Die Schwierigkeit besteht auch darin, dass die mexikanischen Kartelle in den USA innerhalb der Migrantengemeinde wirken und für die US-Ermittler kaum zu verfolgen sind. So werden Mexikaner, die im Heimatland bei den Banden in der Schuld stehen, in den USA zur Mitarbeit gezwungen, um den Drogenmarkt zu erschließen. Auf der anderen Seite verschaffen sich die Mafiaorganisationen ganz legal Waffen jenseits der Grenze. Über das DCS-Programm (direct commercial sales) des US-Außenministeriums wurden alleine im vergangenen Jahr Rüstungsmaterialien im Wert von 416,5 Millionen US-Dollar nach Mexiko exportiert. In den Jahren 2007 bis 2010 summiert sich der Wert dieser legalen Ausfuhren sogar auf 2,3 Milliarden US-Dollar. Nach Jordans Angaben haben die US-Behörden mindestens in einem Fall Kriegswaffen direkt an eine Tarnfirma der Drogenkartelle verkauft. Ähnliche Zahlen führt der jährlich in Genf erscheinende Rüstungsbericht Small Arms Survey auf.

Interner FBI-Bericht von 2008 bestätigt Gefahren

Vieles spricht dafür, dass die US-Behörden die Gefahr der organisierten Kriminalität aus Mexiko lange übersehen und das Wachstum der Drogenbanden damit passiv befördert haben. Nach einem internen Bericht des FBI haben die US-Polizeibehörden erst 2007 über Informanten von dem Ausbau der Mafianetzwerke in den USA erfahren. Das geht aus einem vierseitigen FBI-Bericht von Anfang Oktober 2008 hervor, der von dem Hackerkollektiv LulzSec veröffentlicht wurde. Demnach oblag der Aufbau der Netzwerke in den USA dem lokalen Mafiaboss Gaspar González Alvantar. Unter seiner Leitung seien die Geschäfte bis in die US-Bundesstaaten Tennessee, Georgia und Oklahoma ausgeweitet worden.
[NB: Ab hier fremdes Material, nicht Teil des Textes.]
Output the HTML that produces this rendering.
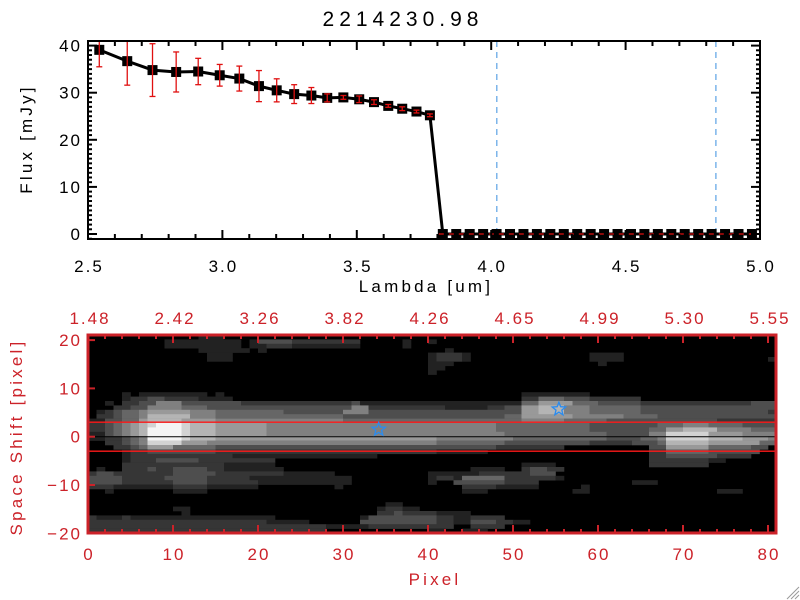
<!DOCTYPE html>
<html><head><meta charset="utf-8"><style>
html,body{margin:0;padding:0;background:#fff;}
svg{display:block;font-family:"Liberation Sans",sans-serif;}
.tl{font-size:17px;letter-spacing:2px;}
.at{font-size:17px;letter-spacing:3.2px;}
</style></head><body>
<svg id="chart" width="800" height="600" viewBox="0 0 800 600" xmlns="http://www.w3.org/2000/svg">
<rect x="0" y="0" width="800" height="600" fill="#fff"/>
<text x="403" y="26" text-anchor="middle" font-size="21" letter-spacing="5" fill="#000">2214230.98</text>
<g id="topPanel"></g>
<g id="botPanel"></g>
<g stroke="#999" stroke-width="1">
<line x1="787" y1="599" x2="799" y2="587"/><line x1="791" y1="599" x2="799" y2="591"/><line x1="795" y1="599" x2="799" y2="595"/>
</g>
</svg>
<script>
// ---------- top spectrum data ----------
const lambdas = [2.542,2.646,2.740,2.828,2.910,2.990,3.063,3.136,3.202,3.267,3.331,3.390,3.450,3.509,3.564,3.617,3.669,3.722,3.772,
 3.82,3.87,3.92,3.97,4.02,4.07,4.12,4.17,4.22,4.27,4.32,4.37,4.42,4.47,4.52,4.57,4.62,4.67,4.72,4.77,4.82,4.87,4.92,4.97];
const fluxes = [39.1,36.7,34.8,34.4,34.5,33.7,33.0,31.4,30.5,29.7,29.4,28.9,29.0,28.6,28.0,27.2,26.6,26.0,25.2,
 0,0,0,0,0,0,0,0,0,0,0,0,0,0,0,0,0,0,0,0,0,0,0,0];
const fluxErrs = [3.6,5.1,5.6,4.25,2.8,2.3,2.65,3.3,2.45,2.0,1.7,0.85,0.4,0.7,0.5,0.3,0.4,0.3,0.3,
 0.1,0.1,0.1,0.1,0.1,0.1,0.1,0.1,0.1,0.1,0.1,0.1,0.1,0.1,0.1,0.1,0.1,0.1,0.1,0.1,0.1,0.1,0.1,0.1];
const xTickLabels = ["2.5","3.0","3.5","4.0","4.5","5.0"];
const yTickLabels = ["0","10","20","30","40"];
const markerLines = [4.021, 4.836];

// ---------- bottom image data ----------
const pixelTickLabels = ["0","10","20","30","40","50","60","70","80"];
const wavelengthTickLabels = ["1.48","2.42","3.26","3.82","4.26","4.65","4.99","5.30","5.55"];
const shiftTickLabels = ["20","10","0","-10","-20"];
const starCols = [34.2, 55.4];
const starShifts = [1.5, 5.7];
const apertureShifts = [3, -3];
const grayLevels = ["#000000","#222222","#363636","#4e4e4e","#666666","#808080","#999999","#b4b4b4","#d2d2d2","#f4f4f4"];
const imageRows = [
"0x13 1x3",
"0x9 1x9 0x1 1x1 3x4 2x8 0x5 1x1 0x2 1x1",
"0x9 1x9 0x1 1x2 2x3 1x8 0x5 1x1",
"0x13 1x6 0x1 1x1 0x21 1x1",
"0x14 1x3 0x23 1x1 2x3 1x1 0x14 1x4",
"0x14 1x3 0x23 1x1 2x3 1x1 0x14 1x4 0x17 1x1",
"0x40 1x3 0x17 1x1",
"0x40 1x2",
"0x40 1x1",
"0x81","0x81","0x81","0x81",
"0x4 1x1 0x1 1x8 0x1 1x1 0x35 1x8",
"0x4 1x1 2x2 3x2 2x4 1x4 0x34 2x2 4x3 3x3 2x6",
"0x2 1x1 0x1 2x2 3x2 5x3 3x7 2x12 2x1 3x1 1x3 1x1 1x15 4x2 6x4 4x3 3x5 2x13 3x3",
"0x3 2x2 3x2 5x4 4x3 3x4 3x12 3x1 5x1 5x1 2x9 1x5 2x2 3x2 6x2 7x3 5x3 4x6 3x16",
"0x1 1x1 2x1 3x1 4x2 5x1 6x5 5x3 4x8 3x7 5x3 3x18 6x2 7x3 5x3 4x6 3x15 2x1",
"0x1 2x2 3x1 4x2 5x1 7x5 5x3 4x15 3x19 4x2 6x6 5x6 4x4 3x14",
"1x2 3x2 4x2 6x1 7x4 6x4 5x15 4x21 5x5 4x5 3x13 2x7",
"2x2 3x1 4x1 5x1 6x1 7x1 8x1 9x3 8x1 7x3 6x6 5x27 4x11 3x8 4x3 5x3 4x4 3x4",
"2x2 3x1 4x1 5x1 6x1 7x1 9x4 8x1 7x3 6x6 5x27 4x11 3x7 4x2 6x2 7x4 5x4 4x3",
"1x2 3x1 4x1 5x1 6x1 7x1 9x4 8x1 7x3 6x6 5x28 4x12 3x5 5x2 8x5 6x4 5x4",
"1x2 2x2 3x1 4x1 5x1 9x4 8x1 7x3 6x26 5x9 4x11 3x4 4x2 5x1 8x5 7x4 6x3 5x1",
"0x2 2x2 3x1 4x1 5x1 8x4 6x3 5x27 4x8 3x10 2x5 3x3 4x1 7x5 6x6 4x2",
"0x3 2x2 3x1 4x1 6x3 4x5 3x33 2x8 0x10 3x2 6x5 4x5 3x2",
"0x4 1x1 2x2 3x8 2x26 1x6 0x19 2x2 4x5 3x6",
"0x4 1x1 2x12 1x17 0x32 2x2 3x6 2x4",
"0x4 1x1 2x3 3x5 2x9 0x44 2x7 1x2",
"0x4 2x12 1x6 0x29 1x4 0x11 2x7",
"0x1 1x1 0x2 2x3 3x1 2x2 3x4 2x2 1x7 0x22 1x4 0x2 2x1 3x2 2x2",
"2x1 3x2 2x7 3x5 2x8 1x6 0x11 1x6 2x4 2x2 3x3",
"3x4 2x5 3x5 2x5 1x12 0x9 1x1 2x2 1x1 4x5 2x6 1x1",
"3x4 2x6 3x4 2x6 1x11 0x9 1x1 0x2 3x6 2x4 0x11 1x3",
"2x3 1x7 2x4 1x6 0x9 1x1 0x14 2x4 1x5 0x5 1x1",
"0x2 1x1 0x7 1x4 0x30 1x3 0x10 1x2 0x15 1x3",
"0x81","0x81",
"0x35 1x2",
"0x10 1x2 0x22 1x1 2x2 1x2",
"0x11 1x1 0x22 2x2 3x1 2x3 2x1 1x4",
"2x1 1x3 2x1 1x8 1x9 0x10 1x1 3x8 2x2 1x2 2x4",
"2x21 1x5 0x6 3x9 2x2 1x2 3x3 2x2 1x2",
"2x28 1x5 2x10 0x2 2x4",
"2x28 0x12 1x2 0x2 1x3"
];

const NS = "http://www.w3.org/2000/svg";
function mk(parent, tag, attrs, text){
  const e = document.createElementNS(NS, tag);
  for (const k in attrs) e.setAttribute(k, attrs[k]);
  if (text !== undefined) e.textContent = text;
  parent.appendChild(e);
  return e;
}

// ===== TOP PANEL =====
const topG = document.getElementById('topPanel');
const TX0=88, TX1=760, TY0=41, TY1=239;
const xT = l => TX0 + (l-2.5)/2.5*(TX1-TX0);
const yT = f => 234 - f*4.71;

markerLines.forEach((l,i)=>{
  const e = mk(topG,'line',{x1:xT(l),x2:xT(l),y1:TY0,y2:TY1,stroke:'#3a8fe0','stroke-width':1,'stroke-dasharray':'6,5'});
  
  
});

const pts = lambdas.map((l,i)=>xT(l)+','+yT(fluxes[i])).join(' ');
const pl = mk(topG,'polyline',{points:pts,fill:'none',stroke:'#000','stroke-width':3,'stroke-linejoin':'round'});



lambdas.forEach((l,i)=>{
  const e = mk(topG,'rect',{x:xT(l)-5,y:yT(fluxes[i])-5,width:10,height:10,fill:'#000'});
  
  
});
{
  const zi = fluxes.findIndex(f=>f===0);
  const e = mk(topG,'line',{x1:xT(lambdas[zi])-4,x2:TX1,y1:yT(0),y2:yT(0),stroke:'#e01010','stroke-width':1.3,'stroke-dasharray':'5,5'});
  
  
}
lambdas.forEach((l,i)=>{
  if (fluxes[i]===0) return;
  const x = xT(l);
  const y1 = Math.max(TY0, yT(fluxes[i]+fluxErrs[i])), y2 = yT(fluxes[i]-fluxErrs[i]);
  const g = mk(topG,'g',{stroke:'#e01010','stroke-width':1.3});
  
  
  mk(g,'line',{x1:x,x2:x,y1:y1,y2:y2});
  if (yT(fluxes[i]+fluxErrs[i])>=TY0) mk(g,'line',{x1:x-3,x2:x+3,y1:y1,y2:y1});
  mk(g,'line',{x1:x-3,x2:x+3,y1:y2,y2:y2});
});

{
  const e = mk(topG,'rect',{x:TX0,y:TY0,width:TX1-TX0,height:TY1-TY0,fill:'none',stroke:'#000','stroke-width':2});
  
  
}
for (let k=0;k<=25;k++){
  const l = 2.5 + k*0.1, x = xT(l), L = (k%5===0)?9:5;
  mk(topG,'line',{x1:x,x2:x,y1:TY1,y2:TY1-L,stroke:'#000','stroke-width':2});
  mk(topG,'line',{x1:x,x2:x,y1:TY0,y2:TY0+L,stroke:'#000','stroke-width':2});
}
xTickLabels.forEach(s=>{
  const e = mk(topG,'text',{x:xT(parseFloat(s))+1,y:272,'text-anchor':'middle','class':'tl',fill:'#000'},s);
  
  
});
for (let v=-1; v<=41; v++){
  const y = yT(v), L = (v%10===0)?9:4;
  if (y<TY0||y>TY1) continue;
  mk(topG,'line',{x1:TX0,x2:TX0+L,y1:y,y2:y,stroke:'#000','stroke-width':2});
  mk(topG,'line',{x1:TX1,x2:TX1-L,y1:y,y2:y,stroke:'#000','stroke-width':2});
}
yTickLabels.forEach(s=>{
  const e = mk(topG,'text',{x:82,y:yT(parseFloat(s))+6,'text-anchor':'end','class':'tl',fill:'#000'},s);
  
  
});
{
  let e = mk(topG,'text',{x:426,y:292,'text-anchor':'middle','class':'at',fill:'#000'},'Lambda [um]');
  
  
  e = mk(topG,'text',{x:0,y:0,'text-anchor':'middle','class':'at',fill:'#000',transform:'translate(32,139) rotate(-90)'},'Flux [mJy]');
  
  
}

// ===== BOTTOM PANEL =====
const botG = document.getElementById('botPanel');
const BX0=88, BX1=776, BY0=335, BY1=533;
const RED='#cc2229';
const xB = c => BX0 + c*8.5;
const yB = v => 436.7 - v*4.83;

const img = mk(botG,'g',{});


mk(img,'rect',{x:BX0,y:BY0,width:BX1-BX0,height:BY1-BY0,fill:'#000'});
const nRows = imageRows.length, rh = (BY1-BY0)/nRows;
imageRows.forEach((row,r)=>{
  let c = 0;
  row.trim().split(/\s+/).forEach(tok=>{
    const parts = tok.split('x').map(Number);
    const lv = parts[0], cnt = parts[1];
    if (lv>0){
      const w = Math.min(cnt, 81-c);
      if (w>0){
        const e = mk(img,'rect',{x:xB(c),y:BY0+r*rh,width:w*8.5+0.3,height:rh+0.3,fill:grayLevels[lv]});
        
        
      }
    }
    c += cnt;
  });
});
apertureShifts.forEach(v=>{
  const e = mk(botG,'line',{x1:BX0,x2:BX1,y1:yB(v),y2:yB(v),stroke:'#ff1a1a','stroke-width':1.3});
  
  
});
{
  const e = mk(botG,'line',{x1:BX0,x2:BX1,y1:yB(0),y2:yB(0),stroke:'#000','stroke-width':1});
  
  
}
function starPts(cx,cy,R,r){
  const p=[];
  for(let k=0;k<10;k++){const a=-Math.PI/2+k*Math.PI/5, rr=k%2?r:R; p.push((cx+rr*Math.cos(a)).toFixed(1)+','+(cy+rr*Math.sin(a)).toFixed(1));}
  return p.join(' ');
}
starCols.forEach((c,i)=>{
  const e = mk(botG,'polygon',{points:starPts(xB(c),yB(starShifts[i]),7,3),fill:'none',stroke:'#2a8cf0','stroke-width':1.3});
  
  
});
{
  const e = mk(botG,'rect',{x:BX0,y:BY0,width:BX1-BX0,height:BY1-BY0,fill:'none',stroke:RED,'stroke-width':3});
  
  
}
for (let c=0;c<=80;c+=2){
  const x=xB(c), L=(c%10===0)?8:4;
  mk(botG,'line',{x1:x,x2:x,y1:BY1,y2:BY1-L,stroke:RED,'stroke-width':2});
  mk(botG,'line',{x1:x,x2:x,y1:BY0,y2:BY0+L,stroke:RED,'stroke-width':2});
}
for (let v=-20; v<=20; v+=10){
  mk(botG,'line',{x1:BX0,x2:BX0+7,y1:yB(v),y2:yB(v),stroke:RED,'stroke-width':2});
}
pixelTickLabels.forEach(s=>{
  const e = mk(botG,'text',{x:xB(parseFloat(s))+1,y:560,'text-anchor':'middle','class':'tl',fill:RED},s);
  
  
});
wavelengthTickLabels.forEach((s,i)=>{
  const e = mk(botG,'text',{x:xB(i*10)+2,y:324,'text-anchor':'middle','class':'tl',fill:RED},s);
  
  
});
shiftTickLabels.forEach(s=>{
  const e = mk(botG,'text',{x:82,y:yB(parseFloat(s))+6,'text-anchor':'end','class':'tl',fill:RED},s.replace('-','\u2212'));
  
  
});
{
  let e = mk(botG,'text',{x:435,y:585,'text-anchor':'middle','class':'at',fill:RED},'Pixel');
  
  
  e = mk(botG,'text',{x:0,y:0,'text-anchor':'middle','class':'at',fill:RED,transform:'translate(22,437) rotate(-90)'},'Space Shift [pixel]');
  
  
}
</script>
</body></html>
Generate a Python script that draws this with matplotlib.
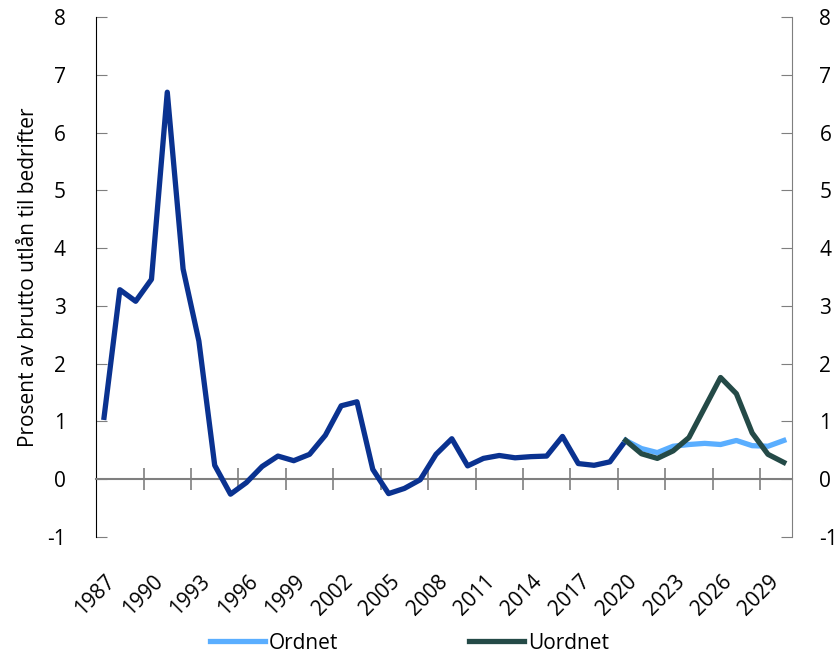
import numpy as np
import matplotlib.pyplot as plt
from matplotlib import transforms

plt.rcParams['font.family'] = ['Open Sans', 'DejaVu Sans']

# årstall 1987-2030, ett punkt per år
years = list(range(1987, 2031))

# historisk tap i prosent av brutto utlån til bedrifter, 1987-2020
historikk = [1.07, 3.28, 3.08, 3.46, 6.70, 3.64, 2.39, 0.24, -0.26, -0.06,
             0.22, 0.40, 0.32, 0.43, 0.76, 1.27, 1.34, 0.17, -0.25, -0.16,
             -0.01, 0.43, 0.70, 0.23, 0.36, 0.41, 0.37, 0.39, 0.40, 0.74,
             0.27, 0.24, 0.30, 0.67]

# framskrivinger 2020-2030
ordnet = [0.67, 0.53, 0.46, 0.57, 0.60, 0.62, 0.60, 0.67, 0.58, 0.57, 0.67]
uordnet = [0.67, 0.44, 0.36, 0.49, 0.72, 1.24, 1.76, 1.48, 0.80, 0.43, 0.29]

yticks = list(range(-1, 9))

blaa = '#0a3290'
lysblaa = '#5aaeff'
groenn = '#244a47'
graa = '#7f7f7f'

fig = plt.figure(figsize=(8.36, 6.58), dpi=100)
ax = fig.add_axes([0.115, 0.184, 0.832, 0.790])

x_hist = np.arange(len(historikk))
x_prog = np.arange(len(historikk) - 1, len(historikk) - 1 + len(ordnet))

ax.plot(x_hist, historikk, color=blaa, lw=3.8, zorder=3)
ax.plot(x_prog, ordnet, color=lysblaa, lw=3.8, label='Ordnet', zorder=4)
ax.plot(x_prog, uordnet, color=groenn, lw=3.8, label='Uordnet', zorder=5)

ax.set_xlim(-0.5, len(years) - 0.5)
ax.set_ylim(-1, 8)
ax.set_yticks(yticks)
ax.set_yticklabels([str(v) for v in yticks], fontsize=15)
ax.tick_params(axis='y', direction='in', length=8, color=graa, pad=22)

# x-aksen ligger på null, tikk mellom hvert tredje år
ax.spines['bottom'].set_position(('data', 0))
ax.spines['bottom'].set_color(graa)
ax.spines['bottom'].set_linewidth(1.5)
ax.set_xticks(np.arange(2.5, len(years), 3))
ax.set_xticklabels([])
ax.tick_params(axis='x', direction='inout', length=16, color=graa, width=1.2)

ax.spines['top'].set_visible(False)
ax.spines['right'].set_visible(False)
ax.spines['left'].set_color('black')

trans = transforms.blended_transform_factory(ax.transData, ax.transAxes)
for i in range(0, len(years), 3):
    ax.text(i + 0.05, -0.065, str(years[i]), transform=trans, rotation=45,
            ha='right', va='top', rotation_mode='anchor', fontsize=15)

ax.set_ylabel('Prosent av brutto utlån til bedrifter', fontsize=15, labelpad=6)

ax2 = ax.twinx()
ax2.set_ylim(-1, 8)
ax2.set_yticks(yticks)
ax2.set_yticklabels([str(v) for v in yticks], fontsize=15)
ax2.tick_params(axis='y', direction='in', length=8, color=graa, pad=20)
ax2.spines['top'].set_visible(False)
ax2.spines['left'].set_visible(False)
ax2.spines['bottom'].set_visible(False)
ax2.spines['right'].set_color(graa)

fig.legend(loc='lower center', bbox_to_anchor=(0.49, -0.022), ncol=2, frameon=False,
           fontsize=15, handlelength=2.6, handletextpad=0.2, columnspacing=6.3)

fig.savefig('out.png', dpi=100)
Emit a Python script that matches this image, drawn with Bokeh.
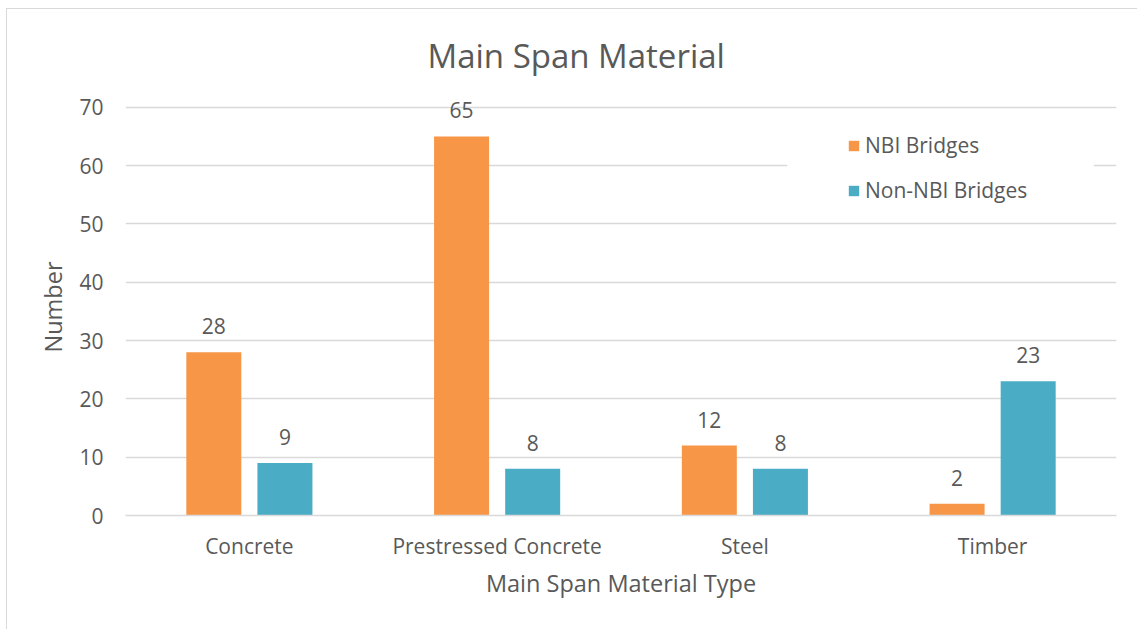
from bokeh.plotting import figure
from bokeh.models import ColumnDataSource, Legend, LegendItem, BoxAnnotation, LabelSet
from bokeh.core.properties import value
from bokeh.transform import dodge
from bokeh.embed import file_html
from bokeh.resources import INLINE

categories = ["Concrete", "Prestressed Concrete", "Steel", "Timber"]
nbi = [28, 65, 12, 2]
non_nbi = [9, 8, 8, 23]
series_names = ["NBI Bridges", "Non-NBI Bridges"]
y_ticks = [0, 10, 20, 30, 40, 50, 60, 70]

FONT = "Open Sans"
TXT = "#595959"
ORANGE = "#F79646"
TEAL = "#4BACC6"
GRID = "#d9d9d9"

src = ColumnDataSource(dict(cat=categories, nbi=nbi, non=non_nbi,
                            nbi_t=[str(v) for v in nbi], non_t=[str(v) for v in non_nbi]))

p = figure(x_range=categories, y_range=(0, 71.5), width=1135, height=625,
           output_backend="svg", toolbar_location=None,
           min_border_left=118, min_border_right=26, min_border_top=89, min_border_bottom=119)

p.title.text = "Main Span Material"
p.title.align = "left"
p.title.offset = 302
p.title.text_font = FONT
p.title.text_font_size = "33px"
p.title.text_font_style = "normal"
p.title.text_color = TXT
p.title.standoff = 42

off = 0.1435
w = 0.222
r1 = p.vbar(x=dodge("cat", -off, range=p.x_range), top="nbi", width=w, source=src,
            fill_color=ORANGE, line_color=None)
r2 = p.vbar(x=dodge("cat", off, range=p.x_range), top="non", width=w, source=src,
            fill_color=TEAL, line_color=None)

for col, tcol, d in (("nbi", "nbi_t", -off), ("non", "non_t", off)):
    p.add_layout(LabelSet(x=dodge("cat", d, range=p.x_range), y=col, text=tcol, source=src,
                          text_align="center", text_baseline="bottom", y_offset=18,
                          text_font_size=value("21px"), text_color=value(TXT),
                          text_font=value(FONT)))

p.add_layout(BoxAnnotation(left=2.671, right=3.908, bottom=52.3, top=66.9,
                           fill_color="white", fill_alpha=1.0, line_color=None))

legend = Legend(items=[LegendItem(label=series_names[0], renderers=[r1]),
                       LegendItem(label=series_names[1], renderers=[r2])],
                location=(722, 311), orientation="vertical",
                glyph_width=13, glyph_height=13, label_height=20, spacing=17,
                padding=10, margin=0, label_standoff=5,
                label_text_font=FONT, label_text_font_size="21px", label_text_color=TXT,
                border_line_color=None, background_fill_alpha=0)
p.add_layout(legend)

p.xgrid.grid_line_color = None
p.ygrid.grid_line_color = GRID
p.ygrid.grid_line_width = 1.3

p.yaxis.ticker = y_ticks
p.yaxis.axis_line_color = None
p.yaxis.major_tick_line_color = None
p.yaxis.minor_tick_line_color = None
p.yaxis.major_label_standoff = 16
p.yaxis.axis_label = "Number"
p.yaxis.axis_label_standoff = 7

p.xaxis.axis_line_color = GRID
p.xaxis.axis_line_width = 1.3
p.xaxis.major_tick_line_color = None
p.xaxis.minor_tick_line_color = None
p.xaxis.major_label_standoff = 10
p.xaxis.axis_label = "Main Span Material Type"
p.xaxis.axis_label_standoff = 4

for ax in (p.xaxis[0], p.yaxis[0]):
    ax.major_label_text_font = FONT
    ax.major_label_text_font_size = "21px"
    ax.major_label_text_color = TXT
    ax.axis_label_text_font = FONT
    ax.axis_label_text_font_size = "23.5px"
    ax.axis_label_text_font_style = "normal"
    ax.axis_label_text_color = TXT

p.outline_line_color = None
p.styles = {"border": "1px solid #d9d9d9", "margin-left": "6px", "margin-top": "8px"}

open("out.html", "w").write(file_html(p, INLINE))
Um in den USA aktiv werden zu können und neue Märkte zu erschließen, seien die Zetas eine Allianz mit der bereits bestehenden Gruppierung Los Tolles eingegangen. Dies habe ihnen nach 2007 ermöglich, über den Landweg Lieferungen von bis zu 150 Kilo Kokain bis nach Atlanta zu bringen, heißt es in dem FBI-Dokument, das auch über familiäre Verbindungen zwischen beiden Gruppierungen berichtet.

Das FBI-Dokument belegt vor allem eines: Trotz des sogenannten Krieges gegen die Drogen wächst die Macht der Drogenkartelle in Mexiko weiterhin massiv an und wird in zunehmendem Maße zu einer Gefahr für gesamt Nordamerika. Auch in der Karibik zeigte sich die Regionalorganisation CARICOM zuletzt besorgt über die Zunahme des Waffenschmuggels. Dass der militärische Kampf gegen den Drogenhandel trotz des Scheiterns weiter aufrechterhalten wird, mag an den massiven Gewinnen für die US-Rüstungsindustrie liegen. Allein 1,3 Milliarden US-Dollar Militärhilfe für Mexiko hatte der Washingtoner Kongress schon 2008 im Rahmen der sogenannten Mérida-Initiative bewilligt. Die USA sind damit nicht nur der erste – legale und illegale – Waffenexporteur nach Mexiko. Sie sind auch der Hauptabnehmer für die Drogen. In gewisser Weise eine Win-win-Situation. Nur eben nicht für die Opfer.